WHAT YOU HAVE TO DO —
Tally the lines of the listing that contain the string "this". Give the number and nothing else.

Entries with chart source code:
_ _ _ _

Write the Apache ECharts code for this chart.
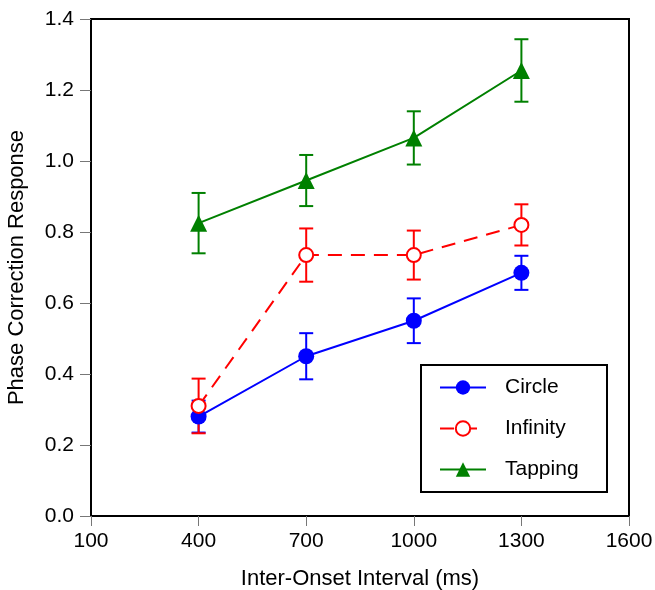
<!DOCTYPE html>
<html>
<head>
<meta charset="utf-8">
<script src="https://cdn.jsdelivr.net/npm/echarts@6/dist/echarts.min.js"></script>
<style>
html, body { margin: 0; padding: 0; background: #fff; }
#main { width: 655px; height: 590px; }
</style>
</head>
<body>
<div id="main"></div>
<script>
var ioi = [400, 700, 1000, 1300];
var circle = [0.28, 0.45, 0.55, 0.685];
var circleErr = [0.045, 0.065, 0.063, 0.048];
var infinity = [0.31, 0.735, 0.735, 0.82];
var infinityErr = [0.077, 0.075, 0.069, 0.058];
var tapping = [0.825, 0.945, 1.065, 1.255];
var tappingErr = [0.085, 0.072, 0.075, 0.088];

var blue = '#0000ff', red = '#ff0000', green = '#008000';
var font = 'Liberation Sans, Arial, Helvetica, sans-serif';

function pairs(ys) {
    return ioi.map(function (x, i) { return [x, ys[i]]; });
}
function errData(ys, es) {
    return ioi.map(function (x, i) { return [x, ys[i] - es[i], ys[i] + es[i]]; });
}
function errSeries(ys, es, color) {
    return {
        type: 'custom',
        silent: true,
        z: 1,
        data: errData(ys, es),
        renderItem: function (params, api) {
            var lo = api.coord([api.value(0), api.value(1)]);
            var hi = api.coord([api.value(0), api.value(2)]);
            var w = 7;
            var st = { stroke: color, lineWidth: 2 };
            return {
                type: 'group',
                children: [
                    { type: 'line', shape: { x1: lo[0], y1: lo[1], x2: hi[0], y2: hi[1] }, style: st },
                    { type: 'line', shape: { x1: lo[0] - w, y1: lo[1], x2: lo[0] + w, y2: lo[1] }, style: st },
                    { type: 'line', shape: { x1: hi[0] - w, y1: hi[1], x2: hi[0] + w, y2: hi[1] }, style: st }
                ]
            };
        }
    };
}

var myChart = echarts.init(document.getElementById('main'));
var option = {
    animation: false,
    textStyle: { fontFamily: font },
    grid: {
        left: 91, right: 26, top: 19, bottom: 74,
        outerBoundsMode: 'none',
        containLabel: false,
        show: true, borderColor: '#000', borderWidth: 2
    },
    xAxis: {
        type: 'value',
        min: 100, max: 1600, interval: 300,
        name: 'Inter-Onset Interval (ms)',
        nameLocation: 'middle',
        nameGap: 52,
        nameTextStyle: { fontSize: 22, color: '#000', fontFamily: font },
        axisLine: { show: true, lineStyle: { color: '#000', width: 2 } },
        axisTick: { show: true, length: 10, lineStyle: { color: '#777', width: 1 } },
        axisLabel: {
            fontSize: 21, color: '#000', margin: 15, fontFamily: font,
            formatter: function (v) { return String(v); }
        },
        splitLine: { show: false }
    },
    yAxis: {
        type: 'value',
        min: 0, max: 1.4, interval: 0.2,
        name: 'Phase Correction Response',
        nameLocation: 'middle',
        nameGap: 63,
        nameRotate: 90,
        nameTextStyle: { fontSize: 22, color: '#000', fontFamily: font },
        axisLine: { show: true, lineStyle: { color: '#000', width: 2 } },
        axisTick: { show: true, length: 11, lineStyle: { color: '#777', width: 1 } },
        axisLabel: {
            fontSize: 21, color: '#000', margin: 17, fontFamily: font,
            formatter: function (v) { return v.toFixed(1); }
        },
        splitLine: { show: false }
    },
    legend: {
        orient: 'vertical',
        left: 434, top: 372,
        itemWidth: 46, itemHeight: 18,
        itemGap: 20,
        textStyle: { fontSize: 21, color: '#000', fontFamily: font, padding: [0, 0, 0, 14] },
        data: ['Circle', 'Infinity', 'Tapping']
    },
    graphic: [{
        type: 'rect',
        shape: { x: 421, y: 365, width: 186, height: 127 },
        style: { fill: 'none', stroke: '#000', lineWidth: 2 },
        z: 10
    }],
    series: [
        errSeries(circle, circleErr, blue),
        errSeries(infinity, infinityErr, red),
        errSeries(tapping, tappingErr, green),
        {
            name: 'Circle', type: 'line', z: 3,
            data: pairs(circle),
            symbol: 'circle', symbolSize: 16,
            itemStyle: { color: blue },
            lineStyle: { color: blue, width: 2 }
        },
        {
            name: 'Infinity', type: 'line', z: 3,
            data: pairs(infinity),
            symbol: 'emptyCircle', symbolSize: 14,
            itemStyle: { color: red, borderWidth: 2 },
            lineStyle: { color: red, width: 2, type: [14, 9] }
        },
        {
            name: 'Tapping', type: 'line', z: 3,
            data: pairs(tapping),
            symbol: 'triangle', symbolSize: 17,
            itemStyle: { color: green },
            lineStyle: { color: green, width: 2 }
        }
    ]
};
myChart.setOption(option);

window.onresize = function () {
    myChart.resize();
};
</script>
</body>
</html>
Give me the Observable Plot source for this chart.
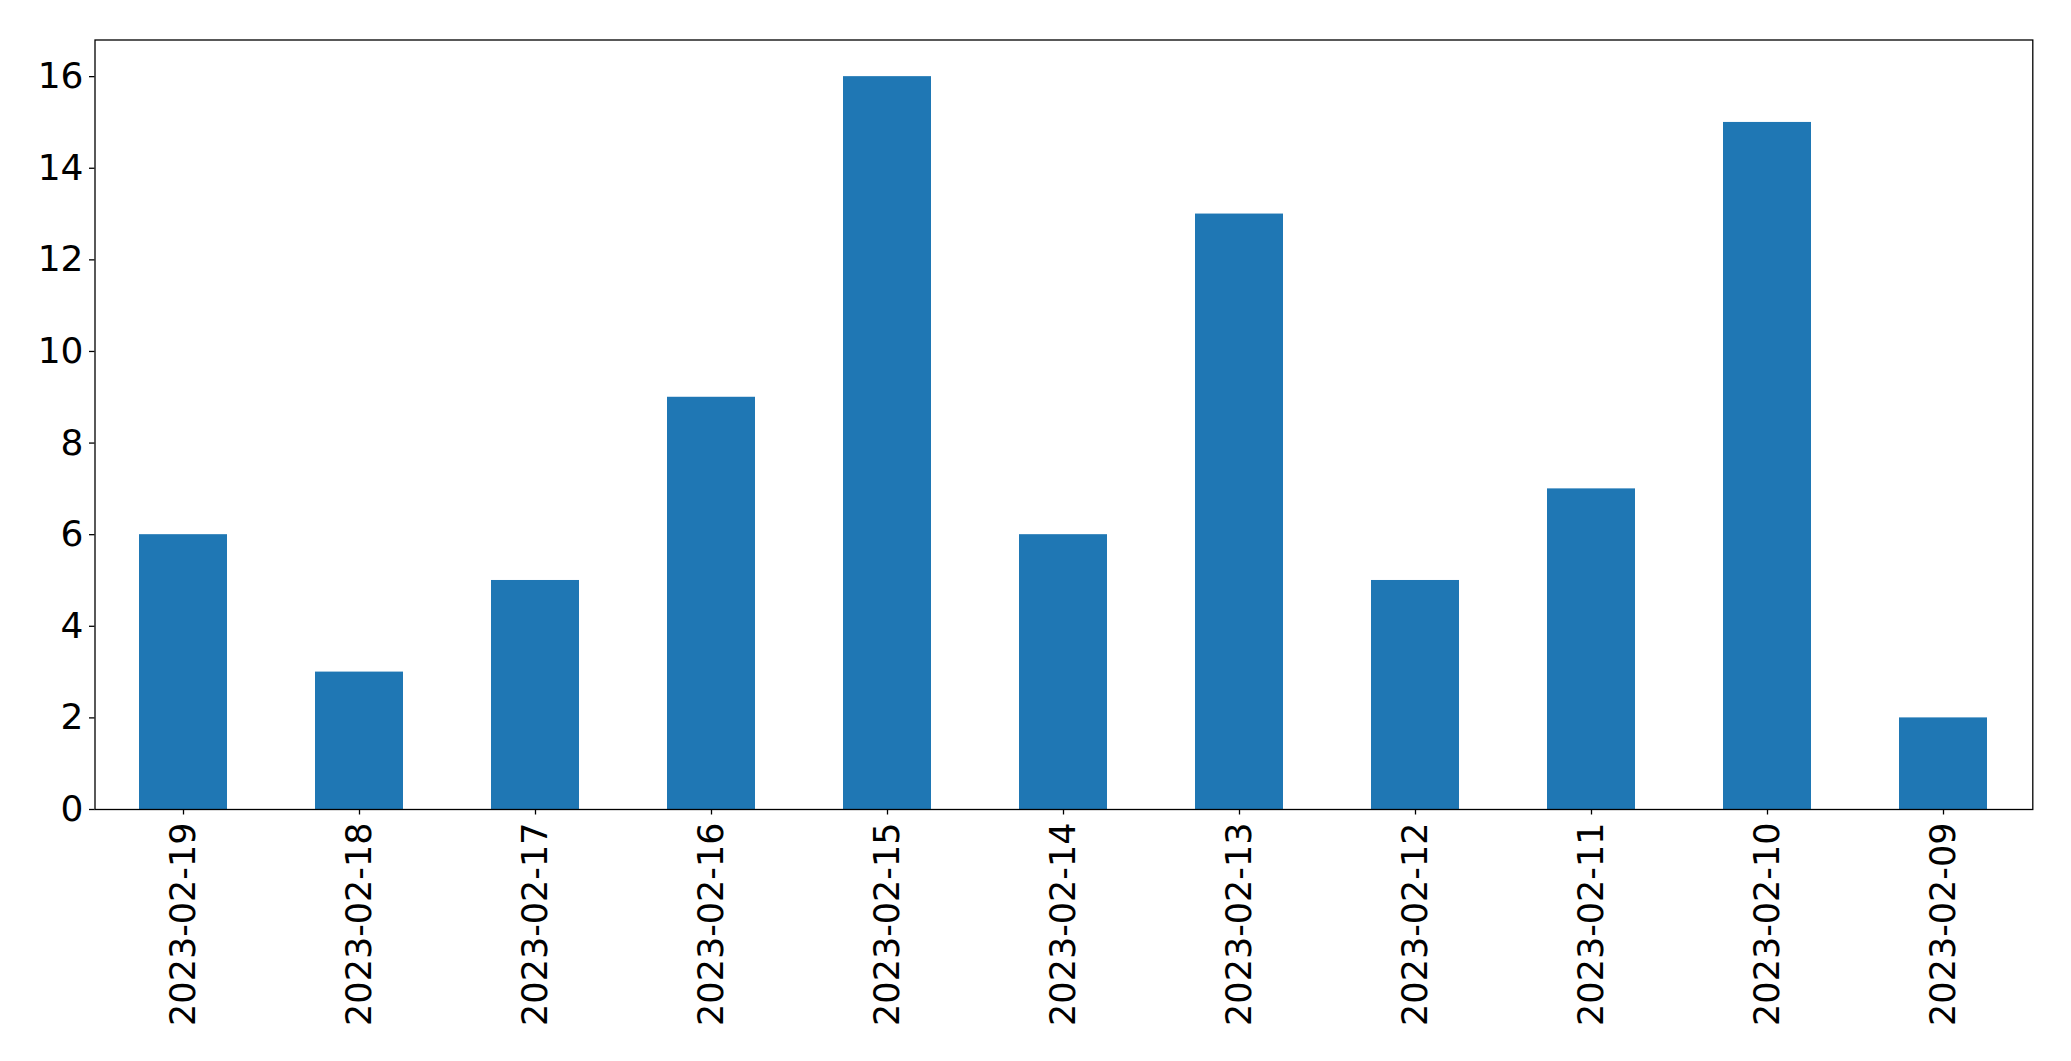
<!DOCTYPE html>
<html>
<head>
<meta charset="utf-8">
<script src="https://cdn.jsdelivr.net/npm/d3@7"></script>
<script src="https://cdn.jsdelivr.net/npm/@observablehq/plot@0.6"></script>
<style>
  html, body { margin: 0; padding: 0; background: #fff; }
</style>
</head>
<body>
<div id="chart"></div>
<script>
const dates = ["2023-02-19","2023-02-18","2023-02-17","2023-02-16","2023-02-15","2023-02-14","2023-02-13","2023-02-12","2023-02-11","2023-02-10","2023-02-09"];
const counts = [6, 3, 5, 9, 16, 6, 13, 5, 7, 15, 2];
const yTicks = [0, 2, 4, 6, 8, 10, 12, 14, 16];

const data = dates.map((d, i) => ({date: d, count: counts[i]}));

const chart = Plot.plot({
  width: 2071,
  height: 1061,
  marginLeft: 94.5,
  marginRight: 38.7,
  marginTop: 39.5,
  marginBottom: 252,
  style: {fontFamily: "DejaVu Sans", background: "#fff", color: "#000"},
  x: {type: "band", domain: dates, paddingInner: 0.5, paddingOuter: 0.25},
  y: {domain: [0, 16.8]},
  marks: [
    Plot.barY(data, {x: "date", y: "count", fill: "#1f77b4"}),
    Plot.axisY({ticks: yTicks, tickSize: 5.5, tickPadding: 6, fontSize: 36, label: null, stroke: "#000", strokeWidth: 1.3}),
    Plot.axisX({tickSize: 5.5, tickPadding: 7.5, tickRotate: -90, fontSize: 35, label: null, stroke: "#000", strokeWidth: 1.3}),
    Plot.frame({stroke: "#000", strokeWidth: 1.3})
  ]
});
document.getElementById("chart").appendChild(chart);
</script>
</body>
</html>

_ _ _ _

EXERCISE SOLUTION —
2